● **REQUEST**:
Set down each line of the data below exactly as it stands, dropping the pictures.

>> START MATERIAL PROVIDED

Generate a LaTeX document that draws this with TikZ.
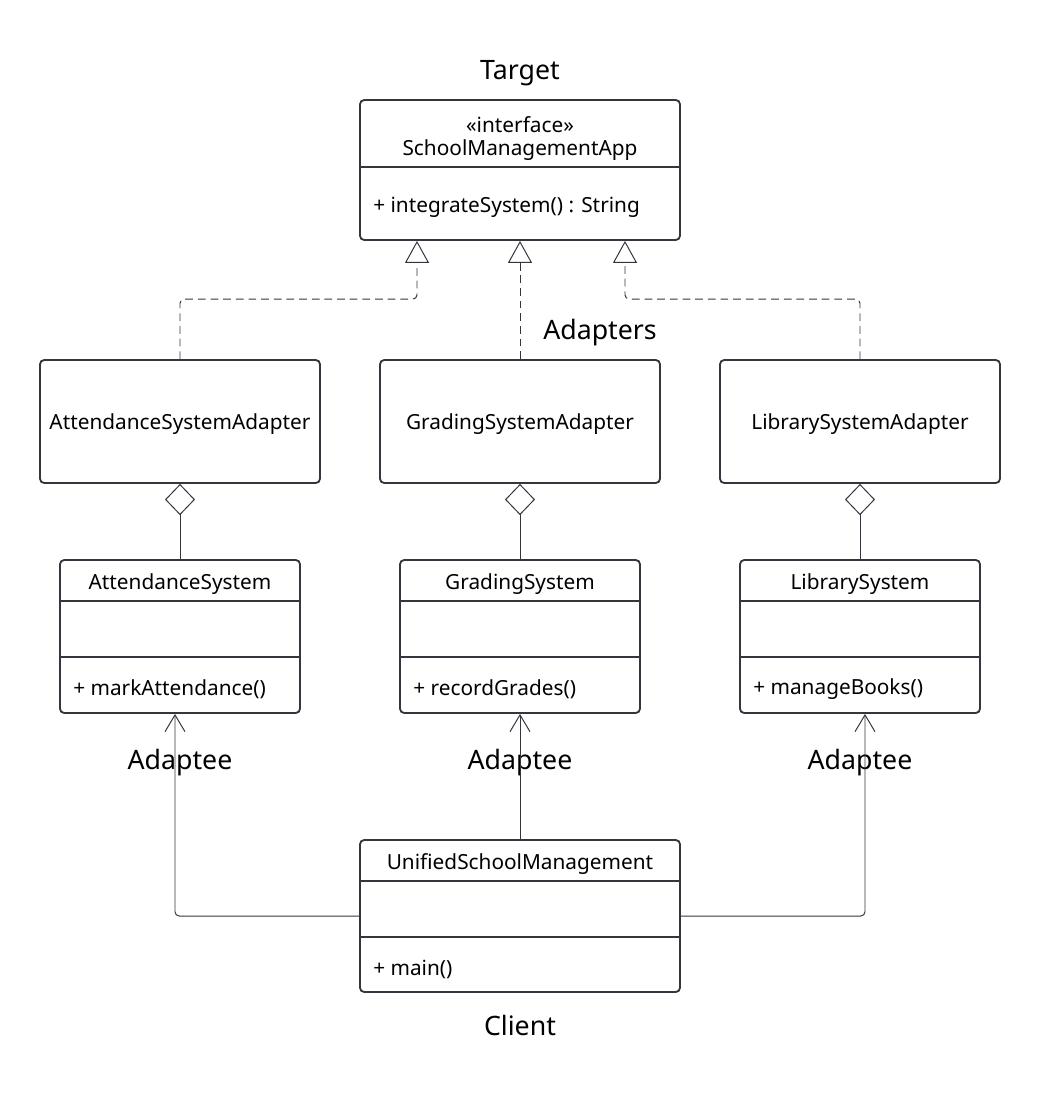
\documentclass[tikz,border=0pt]{standalone}
\usepackage{fontspec}
\setmainfont{Noto Sans}
\usetikzlibrary{arrows.meta}
\definecolor{umlline}{HTML}{33363D}

\begin{document}
\begin{tikzpicture}[
  font=\fontsize{14.8}{18}\selectfont,
  box/.style={rectangle, draw=umlline, line width=1.3pt, rounded corners=3pt, inner sep=0pt},
  cls/.style={box, minimum width=6cm, minimum height=3.825cm},
  adp/.style={box, minimum width=7cm, minimum height=3.075cm, text height=15pt, text depth=3.5pt},
  big/.style={box, minimum width=8cm},
  txt/.style={yshift=-2pt},
  role/.style={txt, font=\fontsize{19}{22}\selectfont},
  sep/.style={draw=umlline, line width=1.3pt},
  meth/.style={txt, anchor=west, inner sep=0pt},
  impl/.style={draw=umlline, line width=0.7pt, dash pattern=on 5.5pt off 3.5pt,
               rounded corners=3pt, -{Triangle[open, length=0.55cm, width=0.6cm]}},
  aggr/.style={draw=umlline, line width=0.7pt, {Diamond[open, length=0.78cm, width=0.75cm]}-},
  assoc/.style={draw=umlline, line width=0.7pt, rounded corners=3pt,
                -{Straight Barb[length=0.42cm, width=0.5cm]}}
]
\fill[white] (0,0) rectangle (26,-27.325);
\node[role] (tgtlbl) at (13,-1.75) {Target};
\node[big, minimum height=3.5cm] (app) at (13,-4.25) {};
\node[txt] (appst) at (13,-3.05) {«interface»};
\node[txt] (appnm) at (13,-3.675) {SchoolManagementApp};
\draw[sep] (app.west |- 0,-4.175) -- (app.east |- 0,-4.175);
\node[meth] (appm) at (9.325,-5.125) {+ integrateSystem() : String};
\coordinate (appL) at ([xshift=-2.575cm]app.south);
\coordinate (appR) at ([xshift=2.625cm]app.south);

\node[role] (adplbl) at (15,-8.25) {Adapters};
\node[adp] (atta) at (4.5,-10.5375)  {AttendanceSystemAdapter};
\node[adp] (gra)  at (13,-10.5375)   {GradingSystemAdapter};
\node[adp] (liba) at (21.5,-10.5375) {LibrarySystemAdapter};

\node[cls] (att) at (4.5,-15.9125) {};
\node[txt] (attn) at (4.5,-14.525) {AttendanceSystem};
\draw[sep] (att.west |- 0,-15.025) -- (att.east |- 0,-15.025);
\draw[sep] (att.west |- 0,-16.425) -- (att.east |- 0,-16.425);
\node[meth] (attm) at (1.825,-17.15) {+ markAttendance()};

\node[cls] (grs) at (13,-15.9125) {};
\node[txt] (grsn) at (13,-14.525) {GradingSystem};
\draw[sep] (grs.west |- 0,-15.025) -- (grs.east |- 0,-15.025);
\draw[sep] (grs.west |- 0,-16.425) -- (grs.east |- 0,-16.425);
\node[meth] (grsm) at (10.325,-17.15) {+ recordGrades()};

\node[cls] (lib) at (21.5,-15.9125) {};
\node[txt] (libn) at (21.5,-14.525) {LibrarySystem};
\draw[sep] (lib.west |- 0,-15.025) -- (lib.east |- 0,-15.025);
\draw[sep] (lib.west |- 0,-16.425) -- (lib.east |- 0,-16.425);
\node[meth] (libm) at (18.825,-17.15) {+ manageBooks()};

\node[role] (attlbl) at (4.5,-19)  {Adaptee};
\node[role] (grslbl) at (13,-19)   {Adaptee};
\node[role] (liblbl) at (21.5,-19) {Adaptee};

\node[big, minimum height=3.8cm] (cli) at (13,-22.9) {};
\node[txt] (clin) at (13,-21.525) {UnifiedSchoolManagement};
\draw[sep] (cli.west |- 0,-22.025) -- (cli.east |- 0,-22.025);
\draw[sep] (cli.west |- 0,-23.425) -- (cli.east |- 0,-23.425);
\node[meth] (clim) at (9.325,-24.175) {+ main()};
\node[role] (clilbl) at (13,-25.575) {Client};
\coordinate (attB) at ([xshift=-0.125cm]att.south);
\coordinate (libB) at ([xshift=0.125cm]lib.south);

\draw[impl] (atta.north) -- ++(0,1.5) -| (appL);
\draw[impl] (gra.north) -- (app.south);
\draw[impl] (liba.north) -- ++(0,1.5) -| (appR);
\draw[aggr] (atta.south) -- (att.north);
\draw[aggr] (gra.south) -- (grs.north);
\draw[aggr] (liba.south) -- (lib.north);
\draw[assoc] (cli.west) -| (attB);
\draw[assoc] (cli.north) -- (grs.south);
\draw[assoc] (cli.east) -| (libB);
\end{tikzpicture}
\end{document}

>> END MATERIAL PROVIDED

● **SOLUTION BELOW**:
Generate a LaTeX document that draws this with TikZ.
\documentclass[tikz,border=0pt]{standalone}
\usepackage{fontspec}
\setmainfont{Noto Sans}
\usetikzlibrary{arrows.meta}
\definecolor{umlline}{HTML}{33363D}

\begin{document}
\begin{tikzpicture}[
  font=\fontsize{14.8}{18}\selectfont,
  box/.style={rectangle, draw=umlline, line width=1.3pt, rounded corners=3pt, inner sep=0pt},
  cls/.style={box, minimum width=6cm, minimum height=3.825cm},
  adp/.style={box, minimum width=7cm, minimum height=3.075cm, text height=15pt, text depth=3.5pt},
  big/.style={box, minimum width=8cm},
  txt/.style={yshift=-2pt},
  role/.style={txt, font=\fontsize{19}{22}\selectfont},
  sep/.style={draw=umlline, line width=1.3pt},
  meth/.style={txt, anchor=west, inner sep=0pt},
  impl/.style={draw=umlline, line width=0.7pt, dash pattern=on 5.5pt off 3.5pt,
               rounded corners=3pt, -{Triangle[open, length=0.55cm, width=0.6cm]}},
  aggr/.style={draw=umlline, line width=0.7pt, {Diamond[open, length=0.78cm, width=0.75cm]}-},
  assoc/.style={draw=umlline, line width=0.7pt, rounded corners=3pt,
                -{Straight Barb[length=0.42cm, width=0.5cm]}}
]
\fill[white] (0,0) rectangle (26,-27.325);
\node[role] (tgtlbl) at (13,-1.75) {Target};
\node[big, minimum height=3.5cm] (app) at (13,-4.25) {};
\node[txt] (appst) at (13,-3.05) {«interface»};
\node[txt] (appnm) at (13,-3.675) {SchoolManagementApp};
\draw[sep] (app.west |- 0,-4.175) -- (app.east |- 0,-4.175);
\node[meth] (appm) at (9.325,-5.125) {+ integrateSystem() : String};
\coordinate (appL) at ([xshift=-2.575cm]app.south);
\coordinate (appR) at ([xshift=2.625cm]app.south);

\node[role] (adplbl) at (15,-8.25) {Adapters};
\node[adp] (atta) at (4.5,-10.5375)  {AttendanceSystemAdapter};
\node[adp] (gra)  at (13,-10.5375)   {GradingSystemAdapter};
\node[adp] (liba) at (21.5,-10.5375) {LibrarySystemAdapter};

\node[cls] (att) at (4.5,-15.9125) {};
\node[txt] (attn) at (4.5,-14.525) {AttendanceSystem};
\draw[sep] (att.west |- 0,-15.025) -- (att.east |- 0,-15.025);
\draw[sep] (att.west |- 0,-16.425) -- (att.east |- 0,-16.425);
\node[meth] (attm) at (1.825,-17.15) {+ markAttendance()};

\node[cls] (grs) at (13,-15.9125) {};
\node[txt] (grsn) at (13,-14.525) {GradingSystem};
\draw[sep] (grs.west |- 0,-15.025) -- (grs.east |- 0,-15.025);
\draw[sep] (grs.west |- 0,-16.425) -- (grs.east |- 0,-16.425);
\node[meth] (grsm) at (10.325,-17.15) {+ recordGrades()};

\node[cls] (lib) at (21.5,-15.9125) {};
\node[txt] (libn) at (21.5,-14.525) {LibrarySystem};
\draw[sep] (lib.west |- 0,-15.025) -- (lib.east |- 0,-15.025);
\draw[sep] (lib.west |- 0,-16.425) -- (lib.east |- 0,-16.425);
\node[meth] (libm) at (18.825,-17.15) {+ manageBooks()};

\node[role] (attlbl) at (4.5,-19)  {Adaptee};
\node[role] (grslbl) at (13,-19)   {Adaptee};
\node[role] (liblbl) at (21.5,-19) {Adaptee};

\node[big, minimum height=3.8cm] (cli) at (13,-22.9) {};
\node[txt] (clin) at (13,-21.525) {UnifiedSchoolManagement};
\draw[sep] (cli.west |- 0,-22.025) -- (cli.east |- 0,-22.025);
\draw[sep] (cli.west |- 0,-23.425) -- (cli.east |- 0,-23.425);
\node[meth] (clim) at (9.325,-24.175) {+ main()};
\node[role] (clilbl) at (13,-25.575) {Client};
\coordinate (attB) at ([xshift=-0.125cm]att.south);
\coordinate (libB) at ([xshift=0.125cm]lib.south);

\draw[impl] (atta.north) -- ++(0,1.5) -| (appL);
\draw[impl] (gra.north) -- (app.south);
\draw[impl] (liba.north) -- ++(0,1.5) -| (appR);
\draw[aggr] (atta.south) -- (att.north);
\draw[aggr] (gra.south) -- (grs.north);
\draw[aggr] (liba.south) -- (lib.north);
\draw[assoc] (cli.west) -| (attB);
\draw[assoc] (cli.north) -- (grs.south);
\draw[assoc] (cli.east) -| (libB);
\end{tikzpicture}
\end{document}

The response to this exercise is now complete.